=== AVAILABLE DATA ===

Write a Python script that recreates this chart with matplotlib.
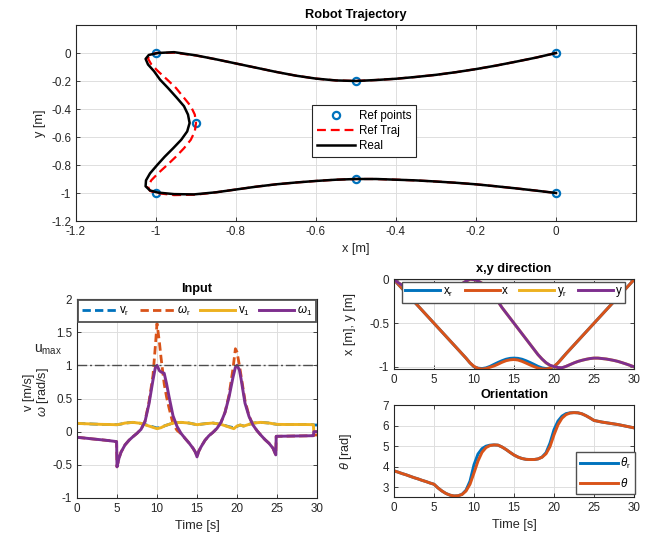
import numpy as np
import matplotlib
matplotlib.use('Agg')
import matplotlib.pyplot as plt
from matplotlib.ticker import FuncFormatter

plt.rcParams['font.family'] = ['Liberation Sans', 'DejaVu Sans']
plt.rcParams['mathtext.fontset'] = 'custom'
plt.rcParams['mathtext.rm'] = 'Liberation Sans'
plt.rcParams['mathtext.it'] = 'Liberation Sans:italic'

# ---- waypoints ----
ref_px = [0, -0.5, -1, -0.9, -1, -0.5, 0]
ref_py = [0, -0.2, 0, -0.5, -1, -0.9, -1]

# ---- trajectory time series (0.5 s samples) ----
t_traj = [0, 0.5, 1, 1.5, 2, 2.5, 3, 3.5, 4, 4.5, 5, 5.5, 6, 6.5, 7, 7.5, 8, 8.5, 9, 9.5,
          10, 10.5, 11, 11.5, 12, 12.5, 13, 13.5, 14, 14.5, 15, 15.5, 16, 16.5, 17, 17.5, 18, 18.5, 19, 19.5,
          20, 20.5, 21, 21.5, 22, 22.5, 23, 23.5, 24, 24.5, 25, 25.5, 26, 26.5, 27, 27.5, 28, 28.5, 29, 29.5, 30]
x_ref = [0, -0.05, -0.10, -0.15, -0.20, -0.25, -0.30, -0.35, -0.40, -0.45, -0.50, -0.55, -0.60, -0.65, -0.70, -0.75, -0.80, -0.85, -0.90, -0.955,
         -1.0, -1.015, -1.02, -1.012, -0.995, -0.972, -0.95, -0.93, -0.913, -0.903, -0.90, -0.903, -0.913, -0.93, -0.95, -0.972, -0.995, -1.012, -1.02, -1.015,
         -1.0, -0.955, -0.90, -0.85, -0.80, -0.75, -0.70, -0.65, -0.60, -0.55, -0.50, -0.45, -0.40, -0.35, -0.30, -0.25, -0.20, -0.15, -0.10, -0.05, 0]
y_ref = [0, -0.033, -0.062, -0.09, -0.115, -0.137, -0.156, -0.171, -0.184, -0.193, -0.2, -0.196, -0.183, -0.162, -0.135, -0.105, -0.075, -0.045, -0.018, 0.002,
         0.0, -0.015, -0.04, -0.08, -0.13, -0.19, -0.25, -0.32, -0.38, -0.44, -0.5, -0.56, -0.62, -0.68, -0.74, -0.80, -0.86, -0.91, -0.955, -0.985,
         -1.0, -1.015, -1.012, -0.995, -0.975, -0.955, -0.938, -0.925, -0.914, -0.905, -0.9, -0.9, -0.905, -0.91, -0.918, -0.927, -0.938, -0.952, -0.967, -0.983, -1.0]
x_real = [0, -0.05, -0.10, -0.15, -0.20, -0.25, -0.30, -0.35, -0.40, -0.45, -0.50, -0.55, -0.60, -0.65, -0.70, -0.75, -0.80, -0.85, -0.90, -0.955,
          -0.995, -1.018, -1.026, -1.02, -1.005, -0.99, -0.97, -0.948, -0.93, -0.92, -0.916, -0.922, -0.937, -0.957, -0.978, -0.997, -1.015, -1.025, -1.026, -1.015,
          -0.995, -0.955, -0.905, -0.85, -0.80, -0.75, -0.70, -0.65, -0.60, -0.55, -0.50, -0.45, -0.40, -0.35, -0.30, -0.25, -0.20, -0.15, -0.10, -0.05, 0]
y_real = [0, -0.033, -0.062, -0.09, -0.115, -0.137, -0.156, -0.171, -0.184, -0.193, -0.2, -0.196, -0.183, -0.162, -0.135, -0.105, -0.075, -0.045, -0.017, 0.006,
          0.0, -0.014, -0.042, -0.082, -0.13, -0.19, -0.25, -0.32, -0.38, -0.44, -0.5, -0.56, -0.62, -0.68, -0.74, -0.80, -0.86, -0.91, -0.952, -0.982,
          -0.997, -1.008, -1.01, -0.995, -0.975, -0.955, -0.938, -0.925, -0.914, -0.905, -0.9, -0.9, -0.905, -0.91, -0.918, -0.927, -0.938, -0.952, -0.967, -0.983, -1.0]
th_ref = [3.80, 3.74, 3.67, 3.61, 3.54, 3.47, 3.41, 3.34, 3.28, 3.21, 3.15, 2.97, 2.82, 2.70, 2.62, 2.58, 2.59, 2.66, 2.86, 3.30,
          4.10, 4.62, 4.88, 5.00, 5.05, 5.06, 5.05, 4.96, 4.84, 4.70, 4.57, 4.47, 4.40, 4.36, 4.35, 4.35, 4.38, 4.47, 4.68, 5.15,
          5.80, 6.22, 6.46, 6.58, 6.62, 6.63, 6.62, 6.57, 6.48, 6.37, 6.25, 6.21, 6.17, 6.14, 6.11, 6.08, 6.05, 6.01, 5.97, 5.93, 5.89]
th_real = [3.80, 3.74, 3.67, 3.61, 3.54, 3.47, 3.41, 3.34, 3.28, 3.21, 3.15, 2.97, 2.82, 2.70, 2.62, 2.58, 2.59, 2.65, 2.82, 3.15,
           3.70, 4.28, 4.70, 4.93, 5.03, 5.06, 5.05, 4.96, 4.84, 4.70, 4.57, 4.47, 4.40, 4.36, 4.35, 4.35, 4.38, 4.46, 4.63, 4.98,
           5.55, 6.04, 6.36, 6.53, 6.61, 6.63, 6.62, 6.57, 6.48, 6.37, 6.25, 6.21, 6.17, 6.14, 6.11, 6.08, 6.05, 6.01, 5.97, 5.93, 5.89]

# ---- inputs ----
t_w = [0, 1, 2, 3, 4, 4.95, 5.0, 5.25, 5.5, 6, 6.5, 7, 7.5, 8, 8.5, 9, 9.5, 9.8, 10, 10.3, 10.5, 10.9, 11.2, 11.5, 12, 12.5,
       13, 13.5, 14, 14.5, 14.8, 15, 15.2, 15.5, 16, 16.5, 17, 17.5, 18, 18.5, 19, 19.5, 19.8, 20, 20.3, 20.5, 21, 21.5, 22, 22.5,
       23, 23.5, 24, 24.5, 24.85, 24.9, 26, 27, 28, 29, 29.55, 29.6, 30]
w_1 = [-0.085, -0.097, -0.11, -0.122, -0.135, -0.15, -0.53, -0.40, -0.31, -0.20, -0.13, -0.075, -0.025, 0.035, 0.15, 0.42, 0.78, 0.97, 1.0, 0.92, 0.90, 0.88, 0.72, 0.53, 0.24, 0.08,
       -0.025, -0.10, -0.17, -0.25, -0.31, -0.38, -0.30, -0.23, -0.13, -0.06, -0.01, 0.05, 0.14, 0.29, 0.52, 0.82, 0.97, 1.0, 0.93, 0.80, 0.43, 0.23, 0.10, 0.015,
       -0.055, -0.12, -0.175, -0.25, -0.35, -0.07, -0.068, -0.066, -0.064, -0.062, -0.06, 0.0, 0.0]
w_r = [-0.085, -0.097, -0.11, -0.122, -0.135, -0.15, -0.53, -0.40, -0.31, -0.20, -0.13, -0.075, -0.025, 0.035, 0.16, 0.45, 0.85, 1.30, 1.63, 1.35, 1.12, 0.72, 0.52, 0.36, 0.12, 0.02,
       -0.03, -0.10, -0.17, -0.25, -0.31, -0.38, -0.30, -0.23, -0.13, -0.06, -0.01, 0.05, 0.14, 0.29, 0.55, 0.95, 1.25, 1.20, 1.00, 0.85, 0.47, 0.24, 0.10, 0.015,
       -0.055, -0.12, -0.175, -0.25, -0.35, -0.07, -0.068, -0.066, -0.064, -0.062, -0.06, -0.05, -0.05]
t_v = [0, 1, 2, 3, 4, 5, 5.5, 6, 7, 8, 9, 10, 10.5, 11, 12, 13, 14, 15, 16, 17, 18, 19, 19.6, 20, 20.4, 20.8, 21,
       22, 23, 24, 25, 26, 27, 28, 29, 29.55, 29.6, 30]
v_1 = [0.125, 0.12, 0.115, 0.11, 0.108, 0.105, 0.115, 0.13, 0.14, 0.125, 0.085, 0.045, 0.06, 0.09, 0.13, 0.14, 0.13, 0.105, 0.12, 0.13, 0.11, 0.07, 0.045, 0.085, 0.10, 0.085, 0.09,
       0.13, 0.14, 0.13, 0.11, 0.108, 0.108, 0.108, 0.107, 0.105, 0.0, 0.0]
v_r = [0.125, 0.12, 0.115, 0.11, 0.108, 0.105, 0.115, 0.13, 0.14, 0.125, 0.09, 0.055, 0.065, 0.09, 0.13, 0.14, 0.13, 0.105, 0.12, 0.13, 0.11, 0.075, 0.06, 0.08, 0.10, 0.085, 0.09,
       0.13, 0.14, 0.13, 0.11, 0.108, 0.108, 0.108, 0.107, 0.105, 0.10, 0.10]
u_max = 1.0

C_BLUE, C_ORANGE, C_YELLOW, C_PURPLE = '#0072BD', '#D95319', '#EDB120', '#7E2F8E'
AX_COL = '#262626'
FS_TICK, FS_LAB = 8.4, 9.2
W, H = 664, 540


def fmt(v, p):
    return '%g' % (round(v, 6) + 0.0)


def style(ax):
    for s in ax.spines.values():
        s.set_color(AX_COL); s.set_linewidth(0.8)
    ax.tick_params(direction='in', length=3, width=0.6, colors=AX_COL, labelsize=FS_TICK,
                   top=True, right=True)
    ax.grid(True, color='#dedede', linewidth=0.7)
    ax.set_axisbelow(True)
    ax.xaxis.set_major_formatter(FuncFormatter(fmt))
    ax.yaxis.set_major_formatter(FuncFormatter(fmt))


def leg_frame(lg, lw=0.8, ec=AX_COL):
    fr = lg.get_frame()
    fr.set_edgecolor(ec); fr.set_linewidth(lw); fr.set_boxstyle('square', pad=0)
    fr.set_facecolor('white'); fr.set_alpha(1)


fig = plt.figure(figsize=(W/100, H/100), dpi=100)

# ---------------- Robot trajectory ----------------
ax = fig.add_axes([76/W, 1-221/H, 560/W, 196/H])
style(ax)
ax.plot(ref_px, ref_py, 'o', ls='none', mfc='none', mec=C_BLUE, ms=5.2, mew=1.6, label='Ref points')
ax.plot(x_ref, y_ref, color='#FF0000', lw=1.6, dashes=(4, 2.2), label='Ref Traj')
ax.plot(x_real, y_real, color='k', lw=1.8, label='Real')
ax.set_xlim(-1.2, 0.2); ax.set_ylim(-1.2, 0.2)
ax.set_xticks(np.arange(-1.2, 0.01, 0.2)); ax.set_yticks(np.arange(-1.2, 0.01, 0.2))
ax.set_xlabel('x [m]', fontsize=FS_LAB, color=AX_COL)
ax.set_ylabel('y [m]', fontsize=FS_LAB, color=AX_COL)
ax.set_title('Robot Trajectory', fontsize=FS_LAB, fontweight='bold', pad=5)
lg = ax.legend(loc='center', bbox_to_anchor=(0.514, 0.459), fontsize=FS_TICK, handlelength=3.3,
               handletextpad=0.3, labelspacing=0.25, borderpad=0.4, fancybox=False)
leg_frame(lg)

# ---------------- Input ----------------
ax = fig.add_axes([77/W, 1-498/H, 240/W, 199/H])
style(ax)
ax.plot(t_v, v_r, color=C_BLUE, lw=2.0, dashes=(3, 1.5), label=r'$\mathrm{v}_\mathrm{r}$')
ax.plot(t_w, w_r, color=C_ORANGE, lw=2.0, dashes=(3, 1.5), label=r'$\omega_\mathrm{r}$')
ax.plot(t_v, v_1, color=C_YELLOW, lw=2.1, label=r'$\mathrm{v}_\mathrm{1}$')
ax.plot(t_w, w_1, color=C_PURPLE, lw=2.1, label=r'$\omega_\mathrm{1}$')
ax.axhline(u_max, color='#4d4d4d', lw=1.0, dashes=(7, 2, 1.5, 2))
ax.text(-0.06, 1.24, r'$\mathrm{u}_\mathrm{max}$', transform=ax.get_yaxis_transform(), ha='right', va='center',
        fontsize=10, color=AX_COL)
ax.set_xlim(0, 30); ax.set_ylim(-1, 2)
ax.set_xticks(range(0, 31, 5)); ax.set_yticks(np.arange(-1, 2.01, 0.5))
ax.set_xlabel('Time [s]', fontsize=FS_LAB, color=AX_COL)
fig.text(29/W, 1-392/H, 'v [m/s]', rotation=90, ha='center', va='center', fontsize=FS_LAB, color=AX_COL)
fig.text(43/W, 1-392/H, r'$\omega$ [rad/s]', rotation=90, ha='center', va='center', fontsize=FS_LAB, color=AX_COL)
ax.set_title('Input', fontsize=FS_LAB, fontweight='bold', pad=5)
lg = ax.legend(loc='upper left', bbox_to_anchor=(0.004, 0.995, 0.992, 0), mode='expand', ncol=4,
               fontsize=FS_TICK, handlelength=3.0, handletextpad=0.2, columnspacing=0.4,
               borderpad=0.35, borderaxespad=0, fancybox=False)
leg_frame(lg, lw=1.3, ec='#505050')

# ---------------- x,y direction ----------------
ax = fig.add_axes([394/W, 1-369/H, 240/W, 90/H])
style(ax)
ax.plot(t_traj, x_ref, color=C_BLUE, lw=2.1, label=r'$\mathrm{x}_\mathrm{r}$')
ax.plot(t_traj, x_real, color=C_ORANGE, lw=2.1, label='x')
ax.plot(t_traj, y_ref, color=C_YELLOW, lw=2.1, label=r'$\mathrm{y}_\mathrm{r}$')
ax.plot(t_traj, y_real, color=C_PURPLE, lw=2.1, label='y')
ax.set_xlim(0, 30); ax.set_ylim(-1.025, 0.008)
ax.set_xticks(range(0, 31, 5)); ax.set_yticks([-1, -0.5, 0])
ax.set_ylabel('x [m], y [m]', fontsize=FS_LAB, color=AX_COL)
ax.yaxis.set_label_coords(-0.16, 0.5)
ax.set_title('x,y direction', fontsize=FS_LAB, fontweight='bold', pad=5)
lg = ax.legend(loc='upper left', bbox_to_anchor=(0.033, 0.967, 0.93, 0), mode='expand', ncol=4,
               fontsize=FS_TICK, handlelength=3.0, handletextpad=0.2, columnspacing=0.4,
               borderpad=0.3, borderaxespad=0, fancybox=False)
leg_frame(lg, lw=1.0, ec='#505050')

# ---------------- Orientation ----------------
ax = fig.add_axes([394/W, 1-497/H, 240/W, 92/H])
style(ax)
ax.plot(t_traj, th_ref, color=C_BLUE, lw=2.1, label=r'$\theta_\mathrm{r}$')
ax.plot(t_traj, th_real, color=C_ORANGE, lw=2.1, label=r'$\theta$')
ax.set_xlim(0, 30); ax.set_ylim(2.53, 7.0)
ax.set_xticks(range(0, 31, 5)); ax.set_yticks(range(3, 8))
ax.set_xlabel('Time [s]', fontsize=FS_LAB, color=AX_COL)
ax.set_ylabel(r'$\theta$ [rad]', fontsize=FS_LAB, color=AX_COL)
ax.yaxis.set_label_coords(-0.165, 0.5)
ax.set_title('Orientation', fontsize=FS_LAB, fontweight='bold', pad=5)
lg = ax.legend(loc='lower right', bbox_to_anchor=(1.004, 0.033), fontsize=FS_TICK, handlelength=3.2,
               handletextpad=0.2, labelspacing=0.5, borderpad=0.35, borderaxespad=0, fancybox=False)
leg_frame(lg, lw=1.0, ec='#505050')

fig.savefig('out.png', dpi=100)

===

WRITTEN EXERCISE:
Starting at the top of the listing above, please restate word for word each line up to and including the one that holds "ref_py = [0, -0.2, 0, -0.5, -1, -0.9, -1]", omitting every image.

ANSWER TO THIS TASK:
Write a Python script that recreates this chart with matplotlib.
import numpy as np
import matplotlib
matplotlib.use('Agg')
import matplotlib.pyplot as plt
from matplotlib.ticker import FuncFormatter

plt.rcParams['font.family'] = ['Liberation Sans', 'DejaVu Sans']
plt.rcParams['mathtext.fontset'] = 'custom'
plt.rcParams['mathtext.rm'] = 'Liberation Sans'
plt.rcParams['mathtext.it'] = 'Liberation Sans:italic'

# ---- waypoints ----
ref_px = [0, -0.5, -1, -0.9, -1, -0.5, 0]
ref_py = [0, -0.2, 0, -0.5, -1, -0.9, -1]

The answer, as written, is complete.